# WHAT YOU WILL DO:
Your task is to retype the lines from the opening of the material through the line that includes "0.552, 0.5513, 0.5502];". Do not copy the pictures.

↓

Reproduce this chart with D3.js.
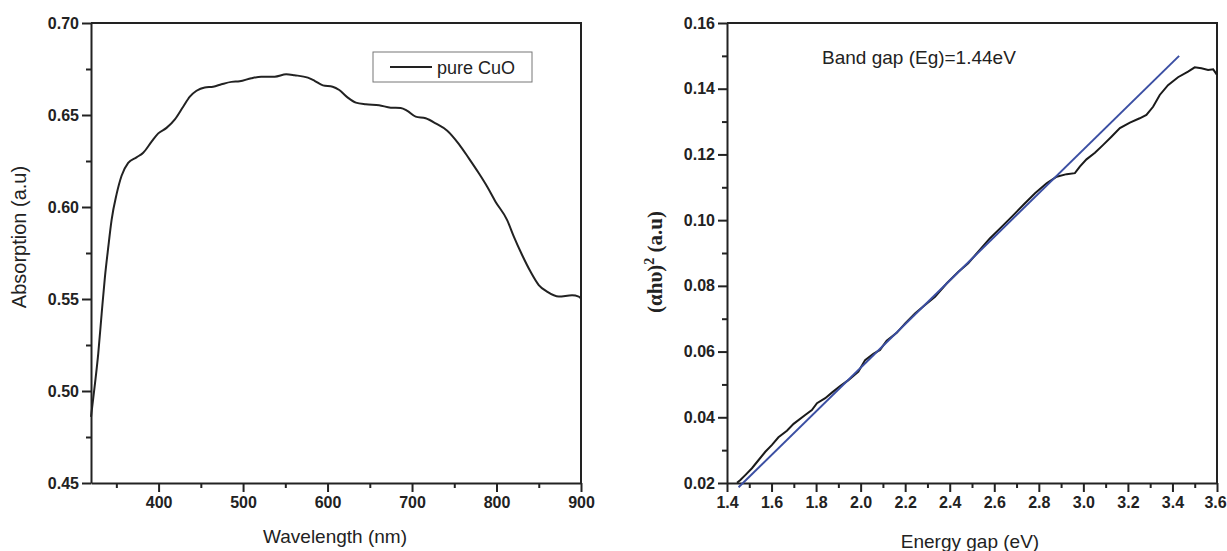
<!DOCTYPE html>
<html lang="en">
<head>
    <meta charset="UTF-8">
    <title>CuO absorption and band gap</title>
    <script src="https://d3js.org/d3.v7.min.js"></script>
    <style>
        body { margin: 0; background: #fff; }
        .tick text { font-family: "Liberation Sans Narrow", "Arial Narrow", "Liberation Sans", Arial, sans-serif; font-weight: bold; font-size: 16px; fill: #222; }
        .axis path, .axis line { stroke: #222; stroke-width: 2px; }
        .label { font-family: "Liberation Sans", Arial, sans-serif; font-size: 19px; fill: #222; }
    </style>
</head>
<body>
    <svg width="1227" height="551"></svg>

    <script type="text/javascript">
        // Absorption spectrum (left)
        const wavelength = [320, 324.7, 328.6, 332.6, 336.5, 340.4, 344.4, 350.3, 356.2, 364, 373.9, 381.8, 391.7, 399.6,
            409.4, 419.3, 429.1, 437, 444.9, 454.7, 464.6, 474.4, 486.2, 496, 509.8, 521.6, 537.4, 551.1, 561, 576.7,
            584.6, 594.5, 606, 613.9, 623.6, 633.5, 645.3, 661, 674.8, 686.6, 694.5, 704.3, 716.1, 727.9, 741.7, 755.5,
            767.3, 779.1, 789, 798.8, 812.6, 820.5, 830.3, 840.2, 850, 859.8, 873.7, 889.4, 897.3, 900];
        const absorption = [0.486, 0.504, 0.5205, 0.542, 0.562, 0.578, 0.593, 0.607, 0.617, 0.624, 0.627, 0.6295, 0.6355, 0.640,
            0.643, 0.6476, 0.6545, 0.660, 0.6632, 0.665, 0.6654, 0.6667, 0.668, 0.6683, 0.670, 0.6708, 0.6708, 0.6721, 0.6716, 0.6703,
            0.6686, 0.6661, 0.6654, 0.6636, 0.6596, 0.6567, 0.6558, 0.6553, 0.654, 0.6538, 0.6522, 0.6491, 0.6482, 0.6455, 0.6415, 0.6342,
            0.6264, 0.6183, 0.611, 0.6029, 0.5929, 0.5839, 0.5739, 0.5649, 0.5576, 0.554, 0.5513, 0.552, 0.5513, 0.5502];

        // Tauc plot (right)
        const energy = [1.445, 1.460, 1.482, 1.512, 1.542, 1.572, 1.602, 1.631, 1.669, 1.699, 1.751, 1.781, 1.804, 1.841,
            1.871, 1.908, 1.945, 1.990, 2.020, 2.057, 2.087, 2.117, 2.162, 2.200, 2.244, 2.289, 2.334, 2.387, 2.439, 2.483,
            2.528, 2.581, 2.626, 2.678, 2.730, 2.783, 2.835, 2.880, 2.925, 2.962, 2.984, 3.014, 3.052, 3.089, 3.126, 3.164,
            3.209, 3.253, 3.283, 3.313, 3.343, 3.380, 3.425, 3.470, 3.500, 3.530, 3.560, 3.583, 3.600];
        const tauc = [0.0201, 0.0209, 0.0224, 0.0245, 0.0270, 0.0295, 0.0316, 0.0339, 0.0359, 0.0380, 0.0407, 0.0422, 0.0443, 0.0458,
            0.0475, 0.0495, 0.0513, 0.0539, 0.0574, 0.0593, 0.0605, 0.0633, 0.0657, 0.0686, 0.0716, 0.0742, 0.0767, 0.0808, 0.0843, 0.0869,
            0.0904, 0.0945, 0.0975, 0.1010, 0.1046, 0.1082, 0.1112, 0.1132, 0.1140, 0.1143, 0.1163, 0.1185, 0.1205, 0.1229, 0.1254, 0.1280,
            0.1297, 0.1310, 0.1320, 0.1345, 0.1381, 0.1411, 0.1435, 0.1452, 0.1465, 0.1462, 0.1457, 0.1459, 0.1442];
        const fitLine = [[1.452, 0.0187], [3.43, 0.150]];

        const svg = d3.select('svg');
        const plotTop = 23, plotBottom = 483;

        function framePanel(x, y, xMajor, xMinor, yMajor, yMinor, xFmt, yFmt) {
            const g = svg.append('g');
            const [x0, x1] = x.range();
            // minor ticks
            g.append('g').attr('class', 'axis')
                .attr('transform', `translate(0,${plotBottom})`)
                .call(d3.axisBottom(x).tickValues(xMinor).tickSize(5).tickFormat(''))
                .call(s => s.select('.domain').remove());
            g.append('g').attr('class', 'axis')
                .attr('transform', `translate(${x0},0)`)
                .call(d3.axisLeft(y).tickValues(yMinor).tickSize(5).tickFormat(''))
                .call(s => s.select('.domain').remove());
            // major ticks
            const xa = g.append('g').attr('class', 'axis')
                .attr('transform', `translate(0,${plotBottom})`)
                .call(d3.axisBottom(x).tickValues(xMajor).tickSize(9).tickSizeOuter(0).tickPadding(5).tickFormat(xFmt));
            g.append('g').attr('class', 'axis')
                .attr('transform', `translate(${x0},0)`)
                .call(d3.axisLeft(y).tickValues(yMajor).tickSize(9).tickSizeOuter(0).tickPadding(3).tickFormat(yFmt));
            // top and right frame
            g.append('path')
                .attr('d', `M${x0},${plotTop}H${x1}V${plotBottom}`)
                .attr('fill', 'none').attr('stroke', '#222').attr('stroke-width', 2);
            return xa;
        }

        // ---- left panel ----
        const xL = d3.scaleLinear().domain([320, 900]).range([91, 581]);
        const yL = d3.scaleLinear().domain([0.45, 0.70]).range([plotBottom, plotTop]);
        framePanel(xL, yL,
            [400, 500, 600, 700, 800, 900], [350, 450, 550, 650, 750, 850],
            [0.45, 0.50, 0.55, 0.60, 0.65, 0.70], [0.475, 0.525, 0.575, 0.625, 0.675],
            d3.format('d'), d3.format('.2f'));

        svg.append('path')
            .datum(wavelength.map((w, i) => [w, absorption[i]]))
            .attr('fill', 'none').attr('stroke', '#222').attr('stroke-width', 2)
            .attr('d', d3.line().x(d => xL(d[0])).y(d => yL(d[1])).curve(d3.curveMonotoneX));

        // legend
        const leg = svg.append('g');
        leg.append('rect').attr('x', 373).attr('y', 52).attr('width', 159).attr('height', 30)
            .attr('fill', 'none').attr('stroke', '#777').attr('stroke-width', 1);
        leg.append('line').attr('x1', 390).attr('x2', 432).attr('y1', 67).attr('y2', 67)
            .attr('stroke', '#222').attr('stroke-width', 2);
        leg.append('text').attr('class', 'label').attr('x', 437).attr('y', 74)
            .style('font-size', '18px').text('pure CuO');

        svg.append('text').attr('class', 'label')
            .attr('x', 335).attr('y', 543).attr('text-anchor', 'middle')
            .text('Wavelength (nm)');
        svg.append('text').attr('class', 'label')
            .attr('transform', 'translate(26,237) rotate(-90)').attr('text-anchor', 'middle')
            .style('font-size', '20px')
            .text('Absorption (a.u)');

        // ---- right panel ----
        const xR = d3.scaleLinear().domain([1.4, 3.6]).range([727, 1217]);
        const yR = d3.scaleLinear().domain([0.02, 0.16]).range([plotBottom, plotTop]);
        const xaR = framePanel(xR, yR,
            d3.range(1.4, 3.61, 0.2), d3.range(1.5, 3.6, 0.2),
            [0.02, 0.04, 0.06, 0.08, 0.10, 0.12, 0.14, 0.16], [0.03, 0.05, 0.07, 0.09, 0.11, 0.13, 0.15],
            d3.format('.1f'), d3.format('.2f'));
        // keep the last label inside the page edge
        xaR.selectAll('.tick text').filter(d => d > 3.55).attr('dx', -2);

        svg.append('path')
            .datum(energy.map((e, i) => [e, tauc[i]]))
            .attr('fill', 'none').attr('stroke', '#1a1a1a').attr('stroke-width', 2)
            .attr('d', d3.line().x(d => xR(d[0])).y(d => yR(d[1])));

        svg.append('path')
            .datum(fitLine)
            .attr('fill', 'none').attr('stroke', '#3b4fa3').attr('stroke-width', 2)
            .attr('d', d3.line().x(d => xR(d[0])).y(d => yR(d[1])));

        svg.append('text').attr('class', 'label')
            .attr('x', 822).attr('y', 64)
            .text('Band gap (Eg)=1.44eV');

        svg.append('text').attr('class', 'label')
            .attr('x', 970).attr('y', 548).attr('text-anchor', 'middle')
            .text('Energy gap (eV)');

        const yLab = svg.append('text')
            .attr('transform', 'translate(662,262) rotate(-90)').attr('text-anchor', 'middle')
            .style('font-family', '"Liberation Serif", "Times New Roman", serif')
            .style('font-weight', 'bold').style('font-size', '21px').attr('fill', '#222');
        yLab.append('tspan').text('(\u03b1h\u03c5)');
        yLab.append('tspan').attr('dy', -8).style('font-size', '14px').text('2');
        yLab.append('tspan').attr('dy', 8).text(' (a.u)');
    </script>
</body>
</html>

↑

# ANSWER TO THIS EXERCISE:
Reproduce this chart with D3.js.
<!DOCTYPE html>
<html lang="en">
<head>
    <meta charset="UTF-8">
    <title>CuO absorption and band gap</title>
    <script src="https://d3js.org/d3.v7.min.js"></script>
    <style>
        body { margin: 0; background: #fff; }
        .tick text { font-family: "Liberation Sans Narrow", "Arial Narrow", "Liberation Sans", Arial, sans-serif; font-weight: bold; font-size: 16px; fill: #222; }
        .axis path, .axis line { stroke: #222; stroke-width: 2px; }
        .label { font-family: "Liberation Sans", Arial, sans-serif; font-size: 19px; fill: #222; }
    </style>
</head>
<body>
    <svg width="1227" height="551"></svg>

    <script type="text/javascript">
        // Absorption spectrum (left)
        const wavelength = [320, 324.7, 328.6, 332.6, 336.5, 340.4, 344.4, 350.3, 356.2, 364, 373.9, 381.8, 391.7, 399.6,
            409.4, 419.3, 429.1, 437, 444.9, 454.7, 464.6, 474.4, 486.2, 496, 509.8, 521.6, 537.4, 551.1, 561, 576.7,
            584.6, 594.5, 606, 613.9, 623.6, 633.5, 645.3, 661, 674.8, 686.6, 694.5, 704.3, 716.1, 727.9, 741.7, 755.5,
            767.3, 779.1, 789, 798.8, 812.6, 820.5, 830.3, 840.2, 850, 859.8, 873.7, 889.4, 897.3, 900];
        const absorption = [0.486, 0.504, 0.5205, 0.542, 0.562, 0.578, 0.593, 0.607, 0.617, 0.624, 0.627, 0.6295, 0.6355, 0.640,
            0.643, 0.6476, 0.6545, 0.660, 0.6632, 0.665, 0.6654, 0.6667, 0.668, 0.6683, 0.670, 0.6708, 0.6708, 0.6721, 0.6716, 0.6703,
            0.6686, 0.6661, 0.6654, 0.6636, 0.6596, 0.6567, 0.6558, 0.6553, 0.654, 0.6538, 0.6522, 0.6491, 0.6482, 0.6455, 0.6415, 0.6342,
            0.6264, 0.6183, 0.611, 0.6029, 0.5929, 0.5839, 0.5739, 0.5649, 0.5576, 0.554, 0.5513, 0.552, 0.5513, 0.5502];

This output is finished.